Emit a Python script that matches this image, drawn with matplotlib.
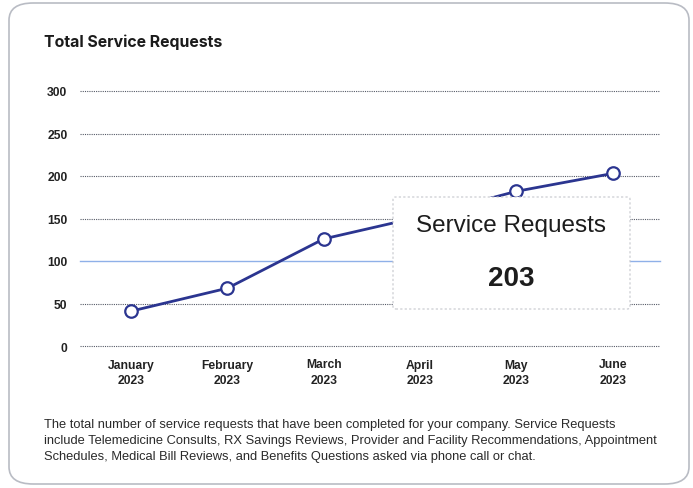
import matplotlib
matplotlib.use("Agg")
import matplotlib.pyplot as plt
from matplotlib.patches import FancyBboxPatch

# monthly totals
months = ["January\n2023", "February\n2023", "March\n2023", "April\n2023", "May\n2023", "June\n2023"]
requests = [41, 68, 126, 152, 182, 203]
yticks = [0, 50, 100, 150, 200, 250, 300]

navy = "#2b3590"

fig = plt.figure(figsize=(6.93, 4.89), dpi=100)
fig.patch.set_facecolor("white")

# card outline
card = FancyBboxPatch((9 / 693, 4 / 489), 680 / 693, 481 / 489,
                      boxstyle="round,pad=0,rounding_size=0.035",
                      transform=fig.transFigure, fc="white", ec="#b9bcc4", lw=1.2,
                      zorder=-10)
fig.patches.append(card)

fig.text(44 / 693, 1 - 42 / 489, "Total Service Requests", family="Inter",
         weight="bold", fontsize=11.4, color="#1b1b1b", va="center")

ax = fig.add_axes([80 / 693, 1 - 347 / 489, 580 / 693, 255 / 489])
ax.set_facecolor("none")
x = list(range(len(months)))
ax.set_xlim(-0.53, 5.49)
ax.set_ylim(0, 300)

for v in yticks:
    if v == 100:
        ax.axhline(v, color="#8fb0e8", lw=1.0, zorder=0, clip_on=False)
    else:
        ax.axhline(v, color="#555a66", lw=0.8, ls=(0, (1, 1)), zorder=0, clip_on=False)

ax.plot(x, requests, color=navy, lw=2, marker="o", ms=9, mfc="white",
        mec=navy, mew=1.6, zorder=3, clip_on=False)

for s in ax.spines.values():
    s.set_visible(False)
ax.set_yticks(yticks)
ax.set_xticks(x)
ax.set_xticklabels(months, family="Liberation Sans", fontsize=8.7,
                   weight="bold", color="#222222", linespacing=1.35)
ax.set_yticklabels([str(v) for v in yticks], family="Liberation Sans",
                   fontsize=8.7, weight="bold", color="#222222")
ax.tick_params(length=0)
ax.tick_params(axis="y", pad=9)
ax.tick_params(axis="x", pad=9)

# hover tooltip for the last point
tip = FancyBboxPatch((393 / 693, 1 - 310 / 489), 237 / 693, 112 / 489,
                     boxstyle="round,pad=0,rounding_size=0.004",
                     transform=fig.transFigure, fc="white", ec="#c4c6cc",
                     lw=0.8, ls=(0, (2, 2)), zorder=5)
fig.patches.append(tip)
fig.text(511 / 693, 1 - 226 / 489, "Service Requests", family="Liberation Sans",
         fontsize=17.5, color="#1d1d1d", ha="center", va="center", zorder=6)
fig.text(511 / 693, 1 - 279 / 489, str(requests[-1]), family="Liberation Sans",
         fontsize=20, weight="bold", color="#1d1d1d", ha="center", va="center", zorder=6)

footer = ("The total number of service requests that have been completed for your company. Service Requests\n"
          "include Telemedicine Consults, RX Savings Reviews, Provider and Facility Recommendations, Appointment\n"
          "Schedules, Medical Bill Reviews, and Benefits Questions asked via phone call or chat.")
fig.text(44 / 693, 1 - 419 / 489, footer, family="Liberation Sans", fontsize=9.3,
         color="#2a2a2a", va="top", linespacing=1.45)

fig.savefig("out.png", dpi=100)
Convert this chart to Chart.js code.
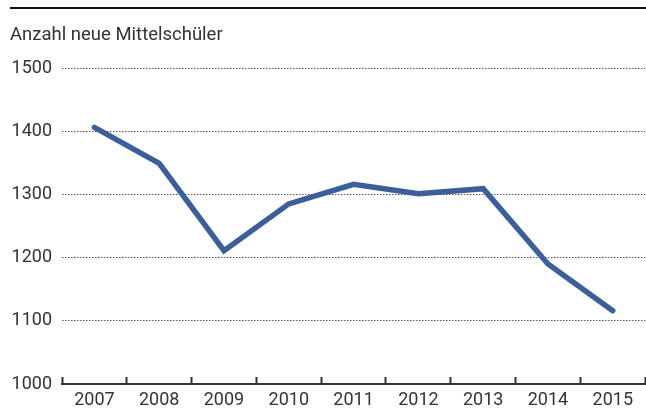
<!DOCTYPE html>
<html>
<head>
<meta charset="utf-8">
<script src="https://cdn.jsdelivr.net/npm/chart.js@4"></script>
<style>
  html, body { margin: 0; padding: 0; background: #fff; }
  #wrap { width: 646px; height: 412px; }
</style>
</head>
<body>
<div id="wrap"><canvas id="lineChart" width="646" height="412"></canvas></div>
<script>
// Anzahl neue Mittelschüler, 2007 - 2015
const years = ['2007', '2008', '2009', '2010', '2011', '2012', '2013', '2014', '2015'];
const schueler = [1406, 1349, 1211, 1285, 1316, 1301, 1309, 1190, 1116];
const yTicks = [1000, 1100, 1200, 1300, 1400, 1500];

const titleText = 'Anzahl neue Mittelschüler';

// black rule across the top
const topRule = {
    id: 'topRule',
    beforeDraw(chart) {
        const ctx = chart.ctx;
        ctx.save();
        ctx.strokeStyle = '#111';
        ctx.lineWidth = 2;
        ctx.beginPath();
        ctx.moveTo(10, 8);
        ctx.lineTo(chart.width, 8);
        ctx.stroke();
        ctx.restore();
    }
};

const ctx = document.getElementById('lineChart').getContext('2d');
const chart = new Chart(ctx, {
    type: 'line',
    data: {
        labels: years,
        datasets: [{
            label: titleText,
            data: schueler,
            borderColor: '#3b5f9b',
            borderWidth: 5.5,
            borderCapStyle: 'round',
            borderJoinStyle: 'miter',
            pointRadius: 0,
            tension: 0,
            fill: false
        }]
    },
    options: {
        responsive: false,
        animation: false,
        layout: { padding: { left: 10, right: 0, top: 0, bottom: 0 } },
        plugins: {
            legend: { display: false },
            tooltip: { enabled: false },
            title: {
                display: true,
                text: titleText,
                align: 'start',
                color: '#333',
                font: { family: 'Roboto', size: 18.5, weight: 'normal' },
                padding: { top: 24, bottom: 21.8 }
            }
        },
        scales: {
            x: {
                offset: true,
                grid: {
                    offset: true,
                    drawOnChartArea: false,
                    drawTicks: true,
                    tickLength: -7,
                    tickWidth: 2,
                    tickColor: '#333'
                },
                border: { display: true, color: '#333', width: 2 },
                ticks: {
                    color: '#333',
                    padding: 13,
                    font: { family: 'Roboto', size: 18 }
                },
                afterFit: s => { s.height = 28; }
            },
            y: {
                min: 1000,
                max: 1500,
                afterBuildTicks: s => { s.ticks = yTicks.map(v => ({ value: v })); },
                grid: {
                    drawTicks: false,
                    color: c => c.tick && c.tick.value === 1000 ? 'rgba(0,0,0,0)' : '#555',
                    lineWidth: 1
                },
                border: { display: false, dash: [1.5, 1.5] },
                ticks: {
                    color: '#333',
                    padding: 10,
                    font: { family: 'Roboto', size: 18 },
                    callback: v => String(v)
                },
                afterFit: s => { s.width = 52; }
            }
        }
    },
    plugins: [topRule]
});
</script>
</body>
</html>
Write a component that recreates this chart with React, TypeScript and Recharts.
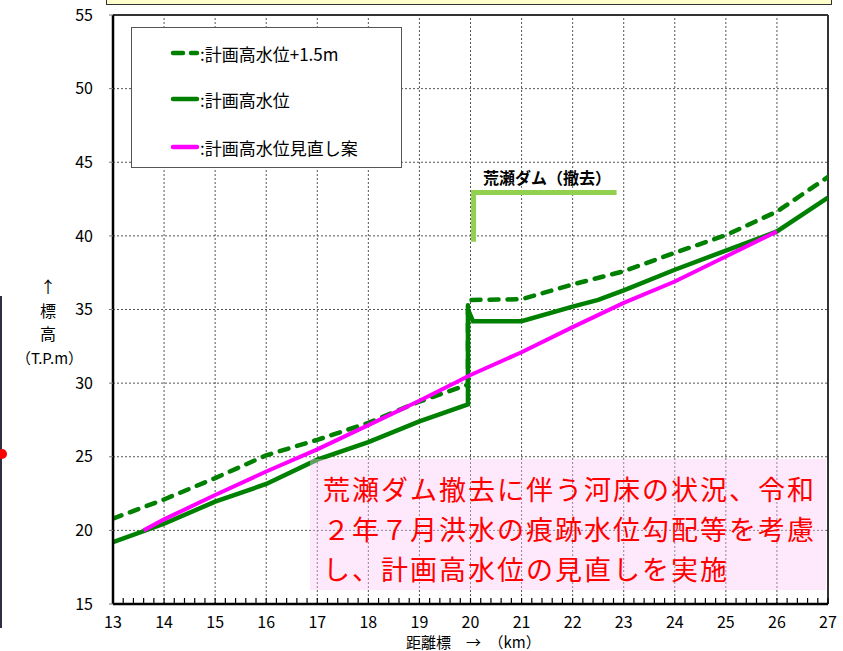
import React from 'react';
import { LineChart, Line, XAxis, YAxis, ReferenceLine } from 'recharts';

// 距離標 (km) / 標高 (T.P.m)
const kmPlanPlus = [13, 14, 15, 16, 17, 18, 19, 19.95, 19.95, 21, 22, 23, 24, 25, 26, 27];
const levelPlanPlus = [20.8, 22.1, 23.55, 25.1, 26.15, 27.3, 28.75, 29.9, 35.65, 35.7, 36.7, 37.6, 38.85, 40.05, 41.65, 44.0];

const kmPlan = [13, 14, 15, 16, 17, 18, 19, 19.95, 19.95, 20.05, 21, 22, 22.5, 23, 24, 25, 26, 27];
const levelPlan = [19.2, 20.45, 21.95, 23.15, 24.8, 26.0, 27.4, 28.55, 35.0, 34.2, 34.2, 35.2, 35.65, 36.3, 37.7, 39.0, 40.3, 42.6];

const kmRevised = [13.6, 14, 15, 16, 17, 18, 19, 20, 21, 22, 23, 24, 25, 26];
const levelRevised = [20.0, 20.75, 22.4, 24.0, 25.5, 27.15, 28.8, 30.55, 32.1, 33.8, 35.45, 36.9, 38.6, 40.3];

// 荒瀬ダム（撤去） marker
const kmDam = [20.06, 20.06, 22.86];
const levelDam = [39.6, 42.95, 42.95];

const xTicks = [13, 14, 15, 16, 17, 18, 19, 20, 21, 22, 23, 24, 25, 26, 27];
const yTicks = [15, 20, 25, 30, 35, 40, 45, 50, 55];
const minorSteps = [0, 0.2, 0.4, 0.6, 0.8];

const xAllTicks = xTicks.slice(0, -1)
  .flatMap((k) => minorSteps.map((s) => Math.round((k + s) * 10) / 10))
  .concat([27]);

const toRows = (xs: number[], ys: number[]) => xs.map((km, i) => ({ km, v: ys[i] }));

const GREEN = '#008000';
const MAGENTA = '#ff00ff';
const FONT = '"Noto Sans CJK JP", "Noto Sans", sans-serif';

const XTick = (props: any) => {
  const { x, y, payload } = props;
  const v = payload.value;
  if (Math.abs(v - Math.round(v)) > 1e-6) return null;
  return (
    <text x={x} y={y + 30} textAnchor="middle" fontSize={16} fill="#000" fontFamily={FONT}>
      {Math.round(v)}
    </text>
  );
};

const LegendRow = ({ top, dashed, color, label }: any) => (
  <div style={{ position: 'absolute', left: 38, top, height: 20, display: 'flex', alignItems: 'center' }}>
    <svg width={30} height={8}>
      <line
        x1={3}
        y1={4}
        x2={27}
        y2={4}
        stroke={color}
        strokeWidth={4.5}
        strokeLinecap="round"
        strokeDasharray={dashed ? '10 8' : undefined}
      />
    </svg>
    <span style={{ fontSize: 17, color: '#000', whiteSpace: 'nowrap' }}>:{label}</span>
  </div>
);

export default function App() {
  return (
    <div style={{ position: 'absolute', left: 0, top: 0, width: 843, height: 651, background: '#fff', fontFamily: FONT, overflow: 'hidden' }}>
      {/* strip of the slide at far left */}
      <div style={{ position: 'absolute', left: 0, top: 296, width: 2, height: 332, background: '#2c3040' }} />
      <div style={{ position: 'absolute', left: -3, top: 449, width: 10, height: 10, borderRadius: 5, background: '#ff0000' }} />

      {/* yellow box at top */}
      <div style={{ position: 'absolute', left: 106, top: -4, width: 724, height: 7, background: '#ffffcc', border: '1.5px solid #333' }} />

      <LineChart width={843} height={651} margin={{ top: 15, right: 15, left: 53, bottom: 17 }}>
        <XAxis
          dataKey="km"
          type="number"
          domain={[13, 27]}
          ticks={xAllTicks}
          interval={0}
          allowDataOverflow
          height={30}
          tickSize={-6}
          tickMargin={0}
          tickLine={{ stroke: '#000', strokeWidth: 1.2 }}
          axisLine={{ stroke: '#000', strokeWidth: 2.5 }}
          tick={<XTick />}
        />
        <YAxis
          type="number"
          domain={[15, 55]}
          ticks={yTicks}
          interval={0}
          allowDataOverflow
          width={60}
          tickSize={4}
          tickMargin={16}
          tickLine={{ stroke: '#777', strokeWidth: 1 }}
          axisLine={{ stroke: '#000', strokeWidth: 2.5 }}
          tick={{ fill: '#000', fontSize: 16, fontFamily: FONT }}
        />
        {xTicks.slice(1, -1).map((k) => (
          <ReferenceLine key={'vx' + k} x={k} stroke="#555" strokeDasharray="2 2" strokeWidth={1} />
        ))}
        {yTicks.slice(1, -1).map((v) => (
          <ReferenceLine key={'hy' + v} y={v} stroke="#555" strokeDasharray="2 2" strokeWidth={1} />
        ))}
        <ReferenceLine y={55} stroke="#333" strokeWidth={2} />
        <ReferenceLine x={27} stroke="#333" strokeWidth={2} />

        <Line
          data={toRows(kmDam, levelDam)}
          dataKey="v"
          type="linear"
          stroke="#92d050"
          strokeWidth={5}
          dot={false}
          isAnimationActive={false}
        />
        <Line
          data={toRows(kmPlanPlus, levelPlanPlus)}
          dataKey="v"
          type="linear"
          stroke={GREEN}
          strokeWidth={4.5}
          strokeDasharray="9 9"
          strokeLinecap="round"
          dot={false}
          isAnimationActive={false}
        />
        <Line
          data={toRows(kmPlan, levelPlan)}
          dataKey="v"
          type="linear"
          stroke={GREEN}
          strokeWidth={4.5}
          dot={false}
          isAnimationActive={false}
        />
        <Line
          data={toRows(kmRevised, levelRevised)}
          dataKey="v"
          type="linear"
          stroke={MAGENTA}
          strokeWidth={4}
          dot={false}
          isAnimationActive={false}
        />
      </LineChart>

      {/* legend */}
      <div style={{ position: 'absolute', left: 131, top: 27, width: 269, height: 139, border: '1px solid #555', background: '#fff' }}>
        <LegendRow top={15} dashed color={GREEN} label="計画高水位+1.5m" />
        <LegendRow top={61} color={GREEN} label="計画高水位" />
        <LegendRow top={109} color={MAGENTA} label="計画高水位見直し案" />
      </div>

      {/* dam annotation */}
      <div style={{ position: 'absolute', left: 483, top: 165, fontSize: 16, fontWeight: 'bold', color: '#000', whiteSpace: 'nowrap', lineHeight: '24px' }}>
        荒瀬ダム（撤去）
      </div>

      {/* note box */}
      <div
        style={{
          position: 'absolute',
          left: 310,
          top: 459,
          width: 516,
          height: 131,
          background: 'rgba(250, 200, 245, 0.4)',
          color: '#ff0000',
          fontSize: 27,
          letterSpacing: 2,
          lineHeight: '40px',
          paddingTop: 10,
          paddingLeft: 13,
          boxSizing: 'border-box',
          whiteSpace: 'nowrap',
        }}
      >
        <div>荒瀬ダム撤去に伴う河床の状況、令和</div>
        <div>２年７月洪水の痕跡水位勾配等を考慮</div>
        <div>し、計画高水位の見直しを実施</div>
      </div>

      {/* y axis title */}
      <div style={{ position: 'absolute', left: 16, top: 275, width: 64, textAlign: 'center', fontSize: 16, color: '#000', lineHeight: '23.5px' }}>
        <div>↑</div>
        <div>標</div>
        <div>高</div>
        <div style={{ fontSize: 15 }}>（T.P.m）</div>
      </div>

      {/* x axis title */}
      <div style={{ position: 'absolute', left: 406, top: 634, fontSize: 15, color: '#000', whiteSpace: 'nowrap', lineHeight: '16px' }}>
        距離標　→　（km）
      </div>
    </div>
  );
}
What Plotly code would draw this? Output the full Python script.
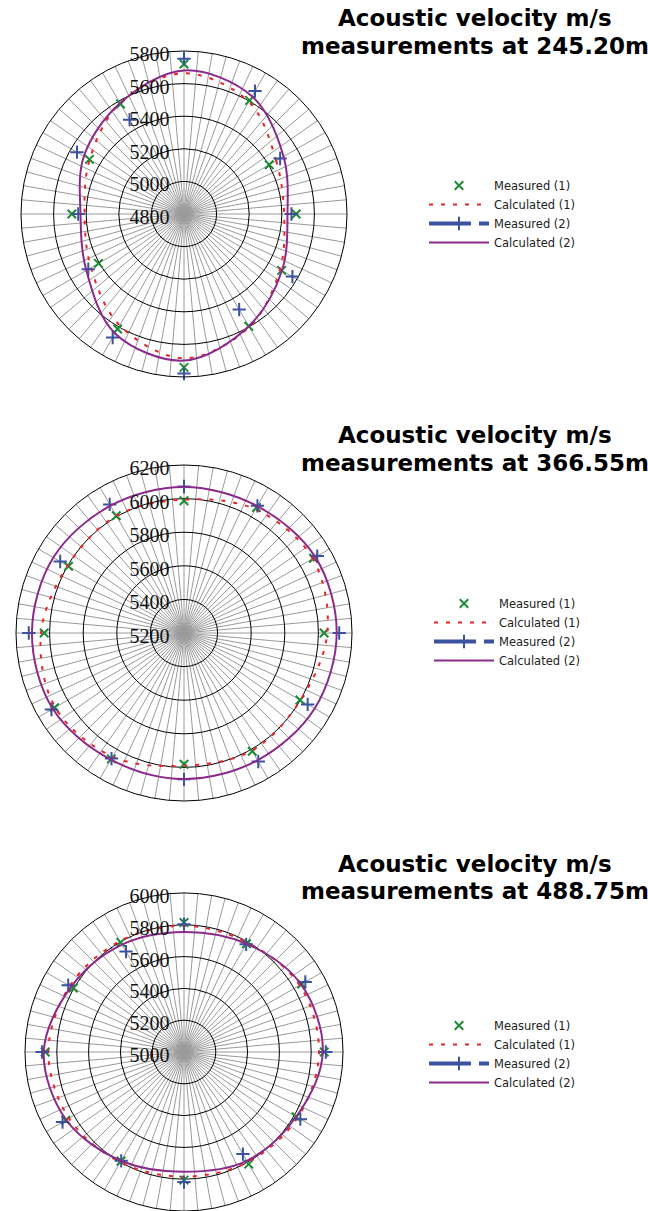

※ ※ ※

Written exercise = Using the data above, which lines fall from the one with "Write a component" through the one with "39.0, 40.3, 42.6];"? Repeat them exactly, ends included, minus any pictures.

Written solution =
Write a component that recreates this chart with React, TypeScript and Recharts.
import React from 'react';
import { LineChart, Line, XAxis, YAxis, ReferenceLine } from 'recharts';

// 距離標 (km) / 標高 (T.P.m)
const kmPlanPlus = [13, 14, 15, 16, 17, 18, 19, 19.95, 19.95, 21, 22, 23, 24, 25, 26, 27];
const levelPlanPlus = [20.8, 22.1, 23.55, 25.1, 26.15, 27.3, 28.75, 29.9, 35.65, 35.7, 36.7, 37.6, 38.85, 40.05, 41.65, 44.0];

const kmPlan = [13, 14, 15, 16, 17, 18, 19, 19.95, 19.95, 20.05, 21, 22, 22.5, 23, 24, 25, 26, 27];
const levelPlan = [19.2, 20.45, 21.95, 23.15, 24.8, 26.0, 27.4, 28.55, 35.0, 34.2, 34.2, 35.2, 35.65, 36.3, 37.7, 39.0, 40.3, 42.6];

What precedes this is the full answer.